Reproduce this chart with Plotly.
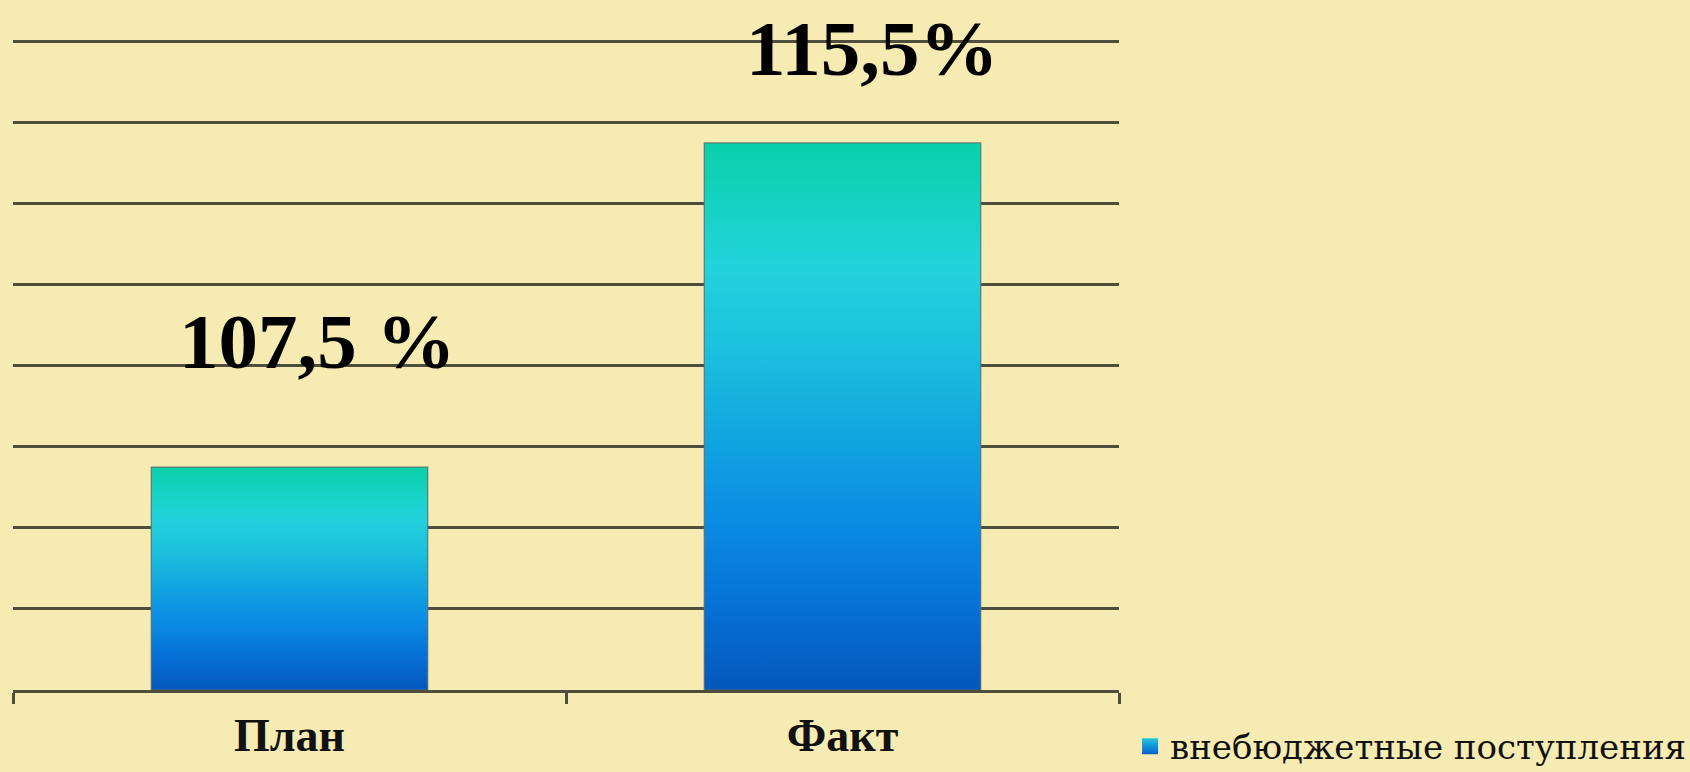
import plotly.graph_objects as go

# ---- data ----
categories = ["План", "Факт"]
values = [107.5, 115.5]
value_labels = ["107,5 %", "115,5%"]
series_name = "внебюджетные поступления"

# ---- style constants ----
y_min, y_max, y_step = 102, 118.04, 2
bar_width = 0.5
label_xshift = [28, 29]
label_yshift = [126, 94]
grid_color = "#4f4e3c"
bg = "#F6EBB2"
gradient = [
    [0.0, "#0557bb"],
    [0.15, "#0670d6"],
    [0.32, "#0a8ee4"],
    [0.47, "#12a6e0"],
    [0.62, "#1cc0de"],
    [0.78, "#22d3db"],
    [0.9, "#14d2c0"],
    [1.0, "#0ad0aa"],
]

xs = list(range(len(categories)))

fig = go.Figure()

# real bars (data marks)
fig.add_trace(go.Bar(
    x=xs, y=values, width=bar_width, name=series_name,
    marker=dict(color="#13a8e0", line=dict(width=0)),
    showlegend=False, hoverinfo="skip",
))

# gradient face of each bar, derived from the same data
for i, v in zip(xs, values):
    h = bar_width / 2
    fig.add_trace(go.Scatter(
        x=[i - h, i + h, i + h, i - h, i - h],
        y=[y_min, y_min, v, v, y_min],
        mode="lines", fill="toself",
        fillgradient=dict(type="vertical", colorscale=gradient),
        line=dict(color="rgba(95,110,110,0.85)", width=1.2),
        showlegend=False, hoverinfo="skip",
    ))

# legend entry (square swatch with gradient)
fig.add_trace(go.Scatter(
    x=[None], y=[None], mode="markers", name=series_name,
    marker=dict(symbol="square", size=16, color="#22c8e0",
                gradient=dict(type="vertical", color="#0660d0"),
                line=dict(width=0)),
    showlegend=True, hoverinfo="skip",
))

for i, (v, t) in enumerate(zip(values, value_labels)):
    fig.add_annotation(
        x=xs[i], y=v, text=t, showarrow=False,
        xanchor="center", yanchor="middle",
        xshift=label_xshift[i], yshift=label_yshift[i],
        font=dict(family="Liberation Serif", size=79, color="#000000", weight="bold"),
    )

fig.update_layout(
    width=1690, height=772,
    margin=dict(l=13, r=571, t=40, b=82, autoexpand=False),
    paper_bgcolor=bg, plot_bgcolor=bg,
    showlegend=True,
    legend=dict(
        x=1.01, y=-0.087, xanchor="left", yanchor="middle",
        font=dict(family="DejaVu Serif", size=34, color="#111111"),
        bgcolor="rgba(0,0,0,0)", borderwidth=0,
    ),
)

fig.update_xaxes(
    range=[-0.5, len(categories) - 0.5],
    tickvals=xs, ticktext=categories,
    ticks="", showgrid=False, zeroline=False,
    showline=True, linecolor=grid_color, linewidth=3,
    tickfont=dict(family="Liberation Serif", size=46, color="#111111", weight="bold"),
    ticklabelstandoff=3,
    minor=dict(tickvals=[-0.5, 0.5, 1.5], ticks="outside", ticklen=11,
               tickwidth=3, tickcolor=grid_color, showgrid=False),
)
fig.update_yaxes(
    range=[y_min, y_max], dtick=y_step, tick0=y_min,
    showticklabels=False, ticks="",
    showgrid=True, gridcolor=grid_color, gridwidth=3,
    zeroline=False, showline=False,
)

fig.write_html(
    "out.html",
    config={"displayModeBar": False},
    post_script="document.body.style.margin='0';document.body.style.padding='0';",
)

▶ [Written task] Show every line that contains the word "with".

▶ [Result of this task]
Reproduce this chart with Plotly.
# legend entry (square swatch with gradient)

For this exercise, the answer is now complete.